We evaluated the performance of taxonomic assignment with taxator-tk for different datasets: (a) 7176 16S rRNA genes, (b) simulated short sequences of length 100, 500 and 1000 bp, (c) simulated contigs for a synthetic microbial community and two public benchmark datasets and (d) contigs of a microbial community from cow rumen. When possible, we applied cross-validation and evaluated different taxonomic distances between sample and reference taxa. In all cases, the reference data were a diverse collection of full and partial genome sequences with taxonomic annotation. As expected, performance for 16S marker genes was best because it contained a clear phylogenetic signal. In practice, such sequences are best classified using phylogenetic placement because it makes use of reference phylogenies. The second evaluation with nucleotide sequences resembling individual reads, which were sampled from 1729 different species, showed that precision was high even for short sequences, but about 10% lower on average than for 16S data. The recall increased with the length of the sequences. Therefore, it is recommended to assemble reads prior to assignment with taxator-tk. For the validation with assembled contigs, we compared our results to other state-of-the-art assignment methods: CARMA, MEGAN, Kraken (all similarity-based) and PhyloPythiaS (composition-based). For the newly simulated community consisting of 49 different species and the two benchmark datasets, taxator-tk misassigned substantially fewer contigs at species and genus levels, resulting in a much better precision but a reduced recall. PhyloPythiaS, a classifier based on nucleotide composition ($k$-mers), had the best recall in a specific usage scenario. For the 319 Mb cow rumen dataset, taxator-tk was most consistent in assigning 2 kb sub-sequences to taxonomic bins, which confirmed the previous results on simulated contigs. In summary, taxator-tk also predicted the most realistic number of taxa in the samples compared to the other programs. Considering the runtime, it was slower than Kraken and MEGAN, due to additional computations, but faster than CARMA due to the efficient and parallel implementation: we processed $\sim$ 6 Gb per day using 10 CPU cores, including the initial local alignment step. The segmentation procedure of taxator-tk accounted for a 30 % decrease of the overall runtime and the program scaled approximately linearly with the input data size.

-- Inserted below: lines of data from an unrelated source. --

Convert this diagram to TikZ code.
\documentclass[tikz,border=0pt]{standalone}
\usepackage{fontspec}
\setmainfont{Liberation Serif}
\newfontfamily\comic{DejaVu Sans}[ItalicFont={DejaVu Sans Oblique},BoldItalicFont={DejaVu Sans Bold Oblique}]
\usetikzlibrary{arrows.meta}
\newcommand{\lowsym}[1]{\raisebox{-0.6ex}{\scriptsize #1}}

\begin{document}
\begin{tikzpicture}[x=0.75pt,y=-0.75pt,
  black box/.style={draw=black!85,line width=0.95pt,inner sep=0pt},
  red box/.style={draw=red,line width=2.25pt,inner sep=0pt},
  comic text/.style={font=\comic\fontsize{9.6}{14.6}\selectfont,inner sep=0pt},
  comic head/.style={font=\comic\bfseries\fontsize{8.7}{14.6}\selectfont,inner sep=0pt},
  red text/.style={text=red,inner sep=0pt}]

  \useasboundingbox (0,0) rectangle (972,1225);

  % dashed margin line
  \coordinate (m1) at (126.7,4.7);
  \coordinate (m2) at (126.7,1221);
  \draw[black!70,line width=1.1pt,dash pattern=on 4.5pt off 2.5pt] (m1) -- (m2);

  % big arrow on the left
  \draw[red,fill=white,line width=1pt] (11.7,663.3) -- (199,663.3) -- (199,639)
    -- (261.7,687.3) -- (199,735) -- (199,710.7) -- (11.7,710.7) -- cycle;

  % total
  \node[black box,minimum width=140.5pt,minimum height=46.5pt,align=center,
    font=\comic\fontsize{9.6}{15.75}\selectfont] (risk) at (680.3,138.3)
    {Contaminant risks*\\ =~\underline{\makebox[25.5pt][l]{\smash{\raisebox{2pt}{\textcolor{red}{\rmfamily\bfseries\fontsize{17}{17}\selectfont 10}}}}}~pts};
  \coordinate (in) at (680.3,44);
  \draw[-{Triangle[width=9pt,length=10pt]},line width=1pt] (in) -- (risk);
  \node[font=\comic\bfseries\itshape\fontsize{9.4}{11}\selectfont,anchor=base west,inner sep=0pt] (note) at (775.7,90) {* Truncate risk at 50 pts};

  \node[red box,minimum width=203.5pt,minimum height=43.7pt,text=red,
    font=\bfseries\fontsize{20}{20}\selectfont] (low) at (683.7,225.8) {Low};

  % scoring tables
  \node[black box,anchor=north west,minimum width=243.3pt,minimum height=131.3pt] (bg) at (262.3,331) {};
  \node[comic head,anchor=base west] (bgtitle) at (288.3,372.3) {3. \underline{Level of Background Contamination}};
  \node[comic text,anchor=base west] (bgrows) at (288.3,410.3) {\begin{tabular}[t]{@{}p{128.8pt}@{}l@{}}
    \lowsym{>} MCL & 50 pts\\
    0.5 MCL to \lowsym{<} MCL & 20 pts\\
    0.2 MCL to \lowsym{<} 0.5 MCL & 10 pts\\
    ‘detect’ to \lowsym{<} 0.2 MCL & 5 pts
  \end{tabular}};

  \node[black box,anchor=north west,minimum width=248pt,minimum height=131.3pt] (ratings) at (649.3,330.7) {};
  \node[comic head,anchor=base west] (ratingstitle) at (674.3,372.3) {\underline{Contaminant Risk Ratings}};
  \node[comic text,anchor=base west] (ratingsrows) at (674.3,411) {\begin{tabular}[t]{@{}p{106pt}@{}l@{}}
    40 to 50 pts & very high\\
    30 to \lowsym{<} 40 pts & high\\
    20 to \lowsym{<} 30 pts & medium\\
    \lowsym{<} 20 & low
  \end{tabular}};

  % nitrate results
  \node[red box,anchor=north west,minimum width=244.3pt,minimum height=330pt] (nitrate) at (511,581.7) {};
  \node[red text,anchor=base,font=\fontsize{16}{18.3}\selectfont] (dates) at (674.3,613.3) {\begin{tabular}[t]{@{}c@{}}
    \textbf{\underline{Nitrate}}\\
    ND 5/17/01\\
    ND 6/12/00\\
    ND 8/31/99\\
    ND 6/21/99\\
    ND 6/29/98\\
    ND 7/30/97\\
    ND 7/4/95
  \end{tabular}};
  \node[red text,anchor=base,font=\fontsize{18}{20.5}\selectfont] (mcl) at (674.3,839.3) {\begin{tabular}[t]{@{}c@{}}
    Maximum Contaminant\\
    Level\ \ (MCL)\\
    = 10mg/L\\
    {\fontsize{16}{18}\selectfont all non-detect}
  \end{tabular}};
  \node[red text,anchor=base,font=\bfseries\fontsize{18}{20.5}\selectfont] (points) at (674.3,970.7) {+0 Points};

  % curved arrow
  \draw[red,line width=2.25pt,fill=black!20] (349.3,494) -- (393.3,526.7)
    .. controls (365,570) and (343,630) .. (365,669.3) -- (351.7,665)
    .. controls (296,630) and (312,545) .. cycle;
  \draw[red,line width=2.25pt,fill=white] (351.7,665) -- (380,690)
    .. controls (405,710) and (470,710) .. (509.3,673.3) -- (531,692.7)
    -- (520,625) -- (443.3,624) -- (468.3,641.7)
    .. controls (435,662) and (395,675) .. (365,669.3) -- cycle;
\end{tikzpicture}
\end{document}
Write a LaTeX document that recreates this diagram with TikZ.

Family-level bin precision for the simulated metagenome sample with 49 species (simArt49e). (a-c) Each family bin's assignment precision related to logarithmic bin size for seven cross-validation experiments with simArt49e. The results of the single experiments were added to assess the taxonomic assignment performance across a range of evolutionary distances between the query and the reference sequences, excluding the least abundant bins (1\% of total bp). We calculated the precision values for (a) CARMA3, (b) MEGAN4 and (c) taxator-tk, counting assignments to lower-ranking taxa at the family level, and added a smoothed k-nearest-neighbor estimate of the mean precision in R using wapply (width=0.3) followed by smooth.spline (df=10). CARMA3 and MEGAN4 incorrectly identified many small taxonomic bins, substantially more than taxator-tk. (d) gives the amount of correct, false and undetermined family-level assignments for the different classifiers with simArt49e.{#fig:taxatortk_precision}

Discussion

For all compared methods, the bin precision decreased with the bin size. Throughout all validation experiments, we could show that taxator-tk was the most precise method in assigning metagenome nucleotide sequences to corresponding taxa among the compared methods (an example shown in [@fig:taxatortk_precision]), which also resulted in the most realistic number of taxa. However, it assigned fewer data overall than other methods. This trade-off is a direct implication of the algorithm design, which is tailored towards minimization of errors. Therefore, it can confidently assign a core of sequences, for instance to train a model using nucleotide composition or to estimate taxon abundances. The use of unstructured reference data allows assigning across all domains of life, in contrast to most methods using specific gene families. From a methodological point of view, we presented an alternative phylogenetic inference algorithm which runs in linear time with respect to the number of homologs, and which applies to any nucleotide sequences with no need to select algorithm parameters. Besides taxonomic annotation of metagenomes, it can be applied to any DNA or RNA sequence, for instance to detect contamination in isolate sequencing data.

\FloatBarrier